Exercise brief: The material below holds pictures; leave them out and reproduce exactly the lines from the one with "Convert this chart" through the one with "1.7, 1.9, 2.1];", inclusive.

==========

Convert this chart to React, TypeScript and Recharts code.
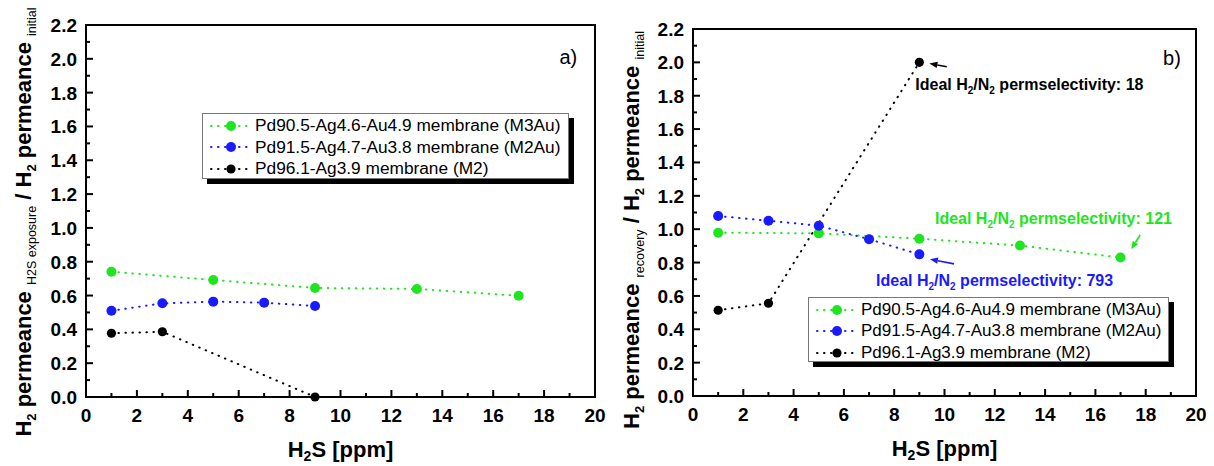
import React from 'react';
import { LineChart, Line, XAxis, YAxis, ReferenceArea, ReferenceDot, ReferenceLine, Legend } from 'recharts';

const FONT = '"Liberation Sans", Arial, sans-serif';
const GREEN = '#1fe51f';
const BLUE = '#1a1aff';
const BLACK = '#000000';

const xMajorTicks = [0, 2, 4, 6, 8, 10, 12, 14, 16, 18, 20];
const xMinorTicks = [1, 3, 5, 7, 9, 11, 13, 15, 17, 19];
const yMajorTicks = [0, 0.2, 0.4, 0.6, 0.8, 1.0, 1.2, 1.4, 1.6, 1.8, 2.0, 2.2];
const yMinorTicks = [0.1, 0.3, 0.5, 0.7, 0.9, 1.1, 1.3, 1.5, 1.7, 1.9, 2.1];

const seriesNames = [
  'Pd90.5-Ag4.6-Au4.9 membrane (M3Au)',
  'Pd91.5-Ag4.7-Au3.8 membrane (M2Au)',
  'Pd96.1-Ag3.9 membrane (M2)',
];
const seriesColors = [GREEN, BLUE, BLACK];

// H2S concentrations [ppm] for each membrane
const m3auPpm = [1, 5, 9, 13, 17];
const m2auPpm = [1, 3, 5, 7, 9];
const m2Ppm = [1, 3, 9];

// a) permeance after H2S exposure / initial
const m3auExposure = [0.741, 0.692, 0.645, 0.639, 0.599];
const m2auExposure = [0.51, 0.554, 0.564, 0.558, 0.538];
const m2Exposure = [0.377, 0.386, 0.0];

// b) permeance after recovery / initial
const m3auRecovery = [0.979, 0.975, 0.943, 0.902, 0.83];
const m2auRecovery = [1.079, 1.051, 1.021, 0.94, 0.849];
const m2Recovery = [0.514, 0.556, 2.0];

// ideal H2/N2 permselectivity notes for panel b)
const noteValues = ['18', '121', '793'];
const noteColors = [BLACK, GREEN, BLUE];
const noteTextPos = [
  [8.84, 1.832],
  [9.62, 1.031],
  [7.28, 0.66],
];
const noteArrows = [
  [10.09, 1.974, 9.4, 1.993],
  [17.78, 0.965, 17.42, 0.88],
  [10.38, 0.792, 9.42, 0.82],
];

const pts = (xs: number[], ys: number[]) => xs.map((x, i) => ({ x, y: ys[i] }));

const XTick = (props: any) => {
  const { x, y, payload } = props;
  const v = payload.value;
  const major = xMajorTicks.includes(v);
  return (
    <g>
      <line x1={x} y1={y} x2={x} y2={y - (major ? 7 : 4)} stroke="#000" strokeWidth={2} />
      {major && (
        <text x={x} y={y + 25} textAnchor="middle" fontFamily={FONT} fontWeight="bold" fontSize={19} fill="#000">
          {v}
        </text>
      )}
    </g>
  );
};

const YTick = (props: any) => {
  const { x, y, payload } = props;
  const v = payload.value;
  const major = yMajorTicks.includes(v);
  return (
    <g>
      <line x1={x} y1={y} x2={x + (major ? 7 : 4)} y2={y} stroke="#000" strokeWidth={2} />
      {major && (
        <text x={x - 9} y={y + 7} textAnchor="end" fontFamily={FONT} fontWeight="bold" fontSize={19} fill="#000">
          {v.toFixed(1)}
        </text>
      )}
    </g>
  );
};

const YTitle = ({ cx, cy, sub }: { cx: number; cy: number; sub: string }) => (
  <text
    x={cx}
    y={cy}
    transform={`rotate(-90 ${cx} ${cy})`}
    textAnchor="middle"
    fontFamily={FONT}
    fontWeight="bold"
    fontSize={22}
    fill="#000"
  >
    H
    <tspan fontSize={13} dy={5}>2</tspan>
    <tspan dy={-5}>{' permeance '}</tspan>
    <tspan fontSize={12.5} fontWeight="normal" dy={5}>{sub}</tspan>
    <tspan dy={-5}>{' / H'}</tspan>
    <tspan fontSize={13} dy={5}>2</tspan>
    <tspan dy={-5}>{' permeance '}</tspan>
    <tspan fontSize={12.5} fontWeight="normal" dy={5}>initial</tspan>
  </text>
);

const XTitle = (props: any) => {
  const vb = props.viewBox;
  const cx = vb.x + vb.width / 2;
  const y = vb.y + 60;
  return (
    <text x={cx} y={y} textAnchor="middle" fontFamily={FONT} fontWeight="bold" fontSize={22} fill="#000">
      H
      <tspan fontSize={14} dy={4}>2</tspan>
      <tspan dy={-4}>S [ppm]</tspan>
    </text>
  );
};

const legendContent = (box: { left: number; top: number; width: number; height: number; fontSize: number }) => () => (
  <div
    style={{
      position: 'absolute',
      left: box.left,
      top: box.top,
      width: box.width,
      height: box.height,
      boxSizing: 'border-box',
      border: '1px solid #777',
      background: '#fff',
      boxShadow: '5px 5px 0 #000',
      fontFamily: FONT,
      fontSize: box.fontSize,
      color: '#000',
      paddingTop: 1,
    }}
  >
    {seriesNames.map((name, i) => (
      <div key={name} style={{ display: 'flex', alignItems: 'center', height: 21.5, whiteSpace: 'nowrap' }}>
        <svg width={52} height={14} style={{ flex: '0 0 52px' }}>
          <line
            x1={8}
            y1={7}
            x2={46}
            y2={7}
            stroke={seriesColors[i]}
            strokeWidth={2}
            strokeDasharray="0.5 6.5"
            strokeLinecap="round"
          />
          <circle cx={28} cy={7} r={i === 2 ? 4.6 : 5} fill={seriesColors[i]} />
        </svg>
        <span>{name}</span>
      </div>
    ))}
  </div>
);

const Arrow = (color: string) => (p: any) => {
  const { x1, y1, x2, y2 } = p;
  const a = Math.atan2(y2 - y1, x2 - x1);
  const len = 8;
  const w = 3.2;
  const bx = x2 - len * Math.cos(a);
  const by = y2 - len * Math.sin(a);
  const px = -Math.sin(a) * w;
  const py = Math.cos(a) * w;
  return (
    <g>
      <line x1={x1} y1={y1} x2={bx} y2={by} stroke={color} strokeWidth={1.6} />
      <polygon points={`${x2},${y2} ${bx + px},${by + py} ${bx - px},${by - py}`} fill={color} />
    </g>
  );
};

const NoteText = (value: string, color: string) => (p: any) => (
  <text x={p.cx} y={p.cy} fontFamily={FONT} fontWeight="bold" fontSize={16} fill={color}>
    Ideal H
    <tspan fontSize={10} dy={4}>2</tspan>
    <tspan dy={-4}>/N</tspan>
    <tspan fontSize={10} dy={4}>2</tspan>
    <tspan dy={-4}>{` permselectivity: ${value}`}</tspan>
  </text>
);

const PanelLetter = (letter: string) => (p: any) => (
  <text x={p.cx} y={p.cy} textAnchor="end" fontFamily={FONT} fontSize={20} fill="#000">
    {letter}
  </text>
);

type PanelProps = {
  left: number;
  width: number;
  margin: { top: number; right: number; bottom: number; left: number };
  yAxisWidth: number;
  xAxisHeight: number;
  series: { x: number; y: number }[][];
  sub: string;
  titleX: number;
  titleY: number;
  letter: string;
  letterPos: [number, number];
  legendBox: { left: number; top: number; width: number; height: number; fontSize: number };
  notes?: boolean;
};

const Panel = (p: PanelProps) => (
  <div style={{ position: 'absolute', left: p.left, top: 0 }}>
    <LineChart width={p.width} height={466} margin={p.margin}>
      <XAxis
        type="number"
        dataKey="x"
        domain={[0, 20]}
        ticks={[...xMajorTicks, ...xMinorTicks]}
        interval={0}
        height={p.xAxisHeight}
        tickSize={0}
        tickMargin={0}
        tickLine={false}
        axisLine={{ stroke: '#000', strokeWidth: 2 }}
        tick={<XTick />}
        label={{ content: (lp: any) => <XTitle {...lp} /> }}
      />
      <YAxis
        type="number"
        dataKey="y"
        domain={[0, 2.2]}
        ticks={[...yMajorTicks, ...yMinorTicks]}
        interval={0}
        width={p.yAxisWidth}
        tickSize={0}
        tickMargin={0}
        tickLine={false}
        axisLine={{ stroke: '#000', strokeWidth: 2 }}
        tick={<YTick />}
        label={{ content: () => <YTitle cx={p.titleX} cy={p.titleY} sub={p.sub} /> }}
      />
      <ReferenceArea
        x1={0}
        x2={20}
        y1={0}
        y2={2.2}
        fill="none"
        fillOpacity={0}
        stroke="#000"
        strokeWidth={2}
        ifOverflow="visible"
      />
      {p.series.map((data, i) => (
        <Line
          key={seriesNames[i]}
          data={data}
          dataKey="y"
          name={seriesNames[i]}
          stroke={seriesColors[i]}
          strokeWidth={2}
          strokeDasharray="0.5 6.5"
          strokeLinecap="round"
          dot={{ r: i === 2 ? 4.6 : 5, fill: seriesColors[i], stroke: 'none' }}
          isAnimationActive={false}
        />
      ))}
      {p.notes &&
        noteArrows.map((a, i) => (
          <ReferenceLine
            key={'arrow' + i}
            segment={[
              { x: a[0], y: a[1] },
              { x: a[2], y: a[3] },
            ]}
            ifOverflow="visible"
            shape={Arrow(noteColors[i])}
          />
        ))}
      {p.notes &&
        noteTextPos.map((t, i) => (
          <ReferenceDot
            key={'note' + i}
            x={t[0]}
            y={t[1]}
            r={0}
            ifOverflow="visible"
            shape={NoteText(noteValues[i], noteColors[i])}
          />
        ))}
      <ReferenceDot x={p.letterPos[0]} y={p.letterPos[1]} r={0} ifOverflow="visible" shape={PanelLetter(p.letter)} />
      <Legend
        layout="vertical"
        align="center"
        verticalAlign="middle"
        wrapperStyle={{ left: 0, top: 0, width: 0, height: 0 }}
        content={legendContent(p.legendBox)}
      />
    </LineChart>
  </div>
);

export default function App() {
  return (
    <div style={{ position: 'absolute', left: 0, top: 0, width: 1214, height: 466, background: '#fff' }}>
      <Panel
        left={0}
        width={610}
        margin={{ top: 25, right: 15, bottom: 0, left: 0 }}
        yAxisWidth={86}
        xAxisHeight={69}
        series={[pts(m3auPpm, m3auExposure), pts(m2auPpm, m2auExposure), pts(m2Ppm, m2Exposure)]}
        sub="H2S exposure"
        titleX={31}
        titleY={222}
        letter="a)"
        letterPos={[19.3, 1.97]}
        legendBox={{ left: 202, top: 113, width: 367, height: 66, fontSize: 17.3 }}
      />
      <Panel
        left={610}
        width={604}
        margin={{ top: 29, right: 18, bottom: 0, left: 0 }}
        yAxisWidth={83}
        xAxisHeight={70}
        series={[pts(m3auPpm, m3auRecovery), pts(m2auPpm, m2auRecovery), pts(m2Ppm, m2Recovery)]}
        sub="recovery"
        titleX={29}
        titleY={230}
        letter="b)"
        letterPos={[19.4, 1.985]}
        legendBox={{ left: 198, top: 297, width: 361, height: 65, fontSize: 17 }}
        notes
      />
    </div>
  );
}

==========

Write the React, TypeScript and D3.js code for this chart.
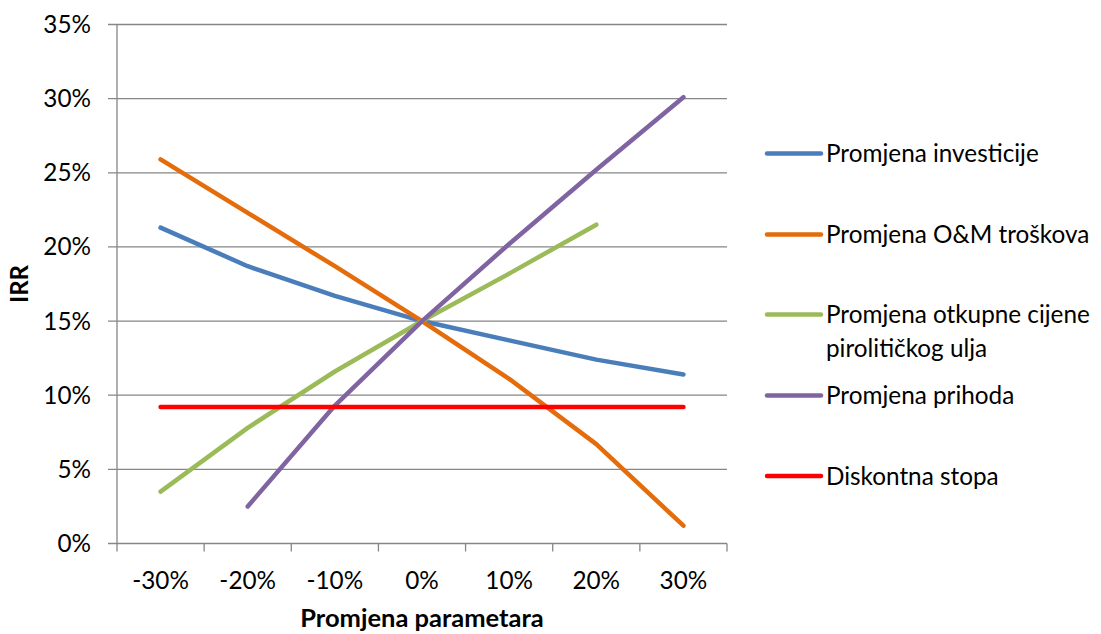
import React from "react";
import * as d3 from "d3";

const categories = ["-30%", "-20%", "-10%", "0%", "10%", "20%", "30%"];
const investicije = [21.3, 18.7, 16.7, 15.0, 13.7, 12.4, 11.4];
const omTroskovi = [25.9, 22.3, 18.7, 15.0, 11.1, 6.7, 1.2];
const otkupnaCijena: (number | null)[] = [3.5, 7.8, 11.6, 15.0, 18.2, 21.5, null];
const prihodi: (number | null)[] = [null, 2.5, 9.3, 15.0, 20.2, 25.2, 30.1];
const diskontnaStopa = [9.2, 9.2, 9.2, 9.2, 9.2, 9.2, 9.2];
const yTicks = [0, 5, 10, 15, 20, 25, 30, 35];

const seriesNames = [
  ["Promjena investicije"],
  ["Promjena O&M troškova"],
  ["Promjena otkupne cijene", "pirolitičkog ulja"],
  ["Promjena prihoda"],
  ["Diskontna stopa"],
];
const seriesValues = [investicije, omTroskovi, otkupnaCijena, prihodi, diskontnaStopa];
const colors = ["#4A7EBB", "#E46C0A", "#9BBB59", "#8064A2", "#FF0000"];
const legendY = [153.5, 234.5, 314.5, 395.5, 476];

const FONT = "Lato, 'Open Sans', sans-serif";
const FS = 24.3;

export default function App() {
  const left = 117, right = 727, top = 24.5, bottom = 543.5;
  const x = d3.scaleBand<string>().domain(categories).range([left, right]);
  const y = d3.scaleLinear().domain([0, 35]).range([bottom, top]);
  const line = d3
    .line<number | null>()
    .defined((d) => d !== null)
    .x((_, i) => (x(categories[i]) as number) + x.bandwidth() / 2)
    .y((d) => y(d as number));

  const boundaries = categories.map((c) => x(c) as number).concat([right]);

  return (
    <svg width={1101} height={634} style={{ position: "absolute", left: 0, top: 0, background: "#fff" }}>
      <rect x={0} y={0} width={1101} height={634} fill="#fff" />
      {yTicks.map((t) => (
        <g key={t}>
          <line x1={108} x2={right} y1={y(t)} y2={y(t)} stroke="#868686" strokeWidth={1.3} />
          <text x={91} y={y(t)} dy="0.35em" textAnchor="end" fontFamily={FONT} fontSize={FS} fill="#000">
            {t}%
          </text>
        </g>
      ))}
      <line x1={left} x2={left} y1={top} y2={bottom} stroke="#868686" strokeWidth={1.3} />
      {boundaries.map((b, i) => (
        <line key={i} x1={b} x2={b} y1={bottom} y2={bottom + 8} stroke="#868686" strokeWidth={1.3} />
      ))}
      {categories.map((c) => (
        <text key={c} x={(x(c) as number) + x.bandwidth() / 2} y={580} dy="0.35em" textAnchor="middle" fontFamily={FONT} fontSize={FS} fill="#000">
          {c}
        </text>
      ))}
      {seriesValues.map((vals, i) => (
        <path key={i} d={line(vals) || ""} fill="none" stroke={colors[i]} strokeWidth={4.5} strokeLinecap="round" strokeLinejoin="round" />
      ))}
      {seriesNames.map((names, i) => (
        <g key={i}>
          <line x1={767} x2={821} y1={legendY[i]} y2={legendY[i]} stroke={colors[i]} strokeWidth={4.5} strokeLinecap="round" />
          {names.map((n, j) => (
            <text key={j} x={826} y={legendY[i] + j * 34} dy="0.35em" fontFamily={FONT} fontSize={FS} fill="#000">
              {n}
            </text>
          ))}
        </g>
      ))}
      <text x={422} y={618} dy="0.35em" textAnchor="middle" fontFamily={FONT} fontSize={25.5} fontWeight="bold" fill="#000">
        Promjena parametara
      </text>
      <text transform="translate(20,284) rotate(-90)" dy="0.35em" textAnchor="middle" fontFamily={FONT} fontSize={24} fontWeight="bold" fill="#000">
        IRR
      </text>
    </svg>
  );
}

==========

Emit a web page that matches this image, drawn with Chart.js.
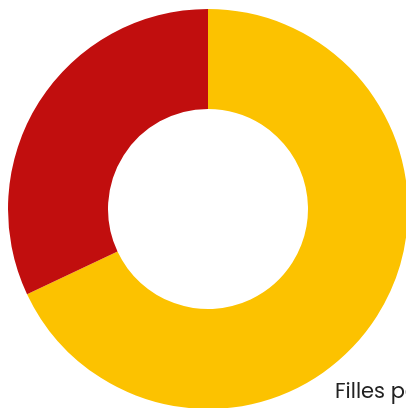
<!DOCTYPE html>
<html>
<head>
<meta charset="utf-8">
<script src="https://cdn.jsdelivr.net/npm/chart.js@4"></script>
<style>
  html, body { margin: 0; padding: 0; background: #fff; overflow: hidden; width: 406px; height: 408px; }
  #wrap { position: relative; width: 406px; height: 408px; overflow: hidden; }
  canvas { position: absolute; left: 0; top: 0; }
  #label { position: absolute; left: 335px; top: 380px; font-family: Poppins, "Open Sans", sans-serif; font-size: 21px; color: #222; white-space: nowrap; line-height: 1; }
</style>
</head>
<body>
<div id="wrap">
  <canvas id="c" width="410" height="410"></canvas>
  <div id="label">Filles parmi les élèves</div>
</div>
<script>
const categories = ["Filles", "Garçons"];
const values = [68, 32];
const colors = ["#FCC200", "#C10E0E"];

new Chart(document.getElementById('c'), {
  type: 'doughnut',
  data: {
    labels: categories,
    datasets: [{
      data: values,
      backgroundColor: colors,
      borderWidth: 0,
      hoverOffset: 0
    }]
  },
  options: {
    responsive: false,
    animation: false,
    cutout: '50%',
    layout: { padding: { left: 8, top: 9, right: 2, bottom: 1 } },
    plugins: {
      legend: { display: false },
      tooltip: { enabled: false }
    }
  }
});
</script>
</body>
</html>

==========

Output below:
Convert this chart to React, TypeScript and Recharts code.
import React from 'react';
import { LineChart, Line, XAxis, YAxis, ReferenceArea, ReferenceDot, ReferenceLine, Legend } from 'recharts';

const FONT = '"Liberation Sans", Arial, sans-serif';
const GREEN = '#1fe51f';
const BLUE = '#1a1aff';
const BLACK = '#000000';

const xMajorTicks = [0, 2, 4, 6, 8, 10, 12, 14, 16, 18, 20];
const xMinorTicks = [1, 3, 5, 7, 9, 11, 13, 15, 17, 19];
const yMajorTicks = [0, 0.2, 0.4, 0.6, 0.8, 1.0, 1.2, 1.4, 1.6, 1.8, 2.0, 2.2];
const yMinorTicks = [0.1, 0.3, 0.5, 0.7, 0.9, 1.1, 1.3, 1.5, 1.7, 1.9, 2.1];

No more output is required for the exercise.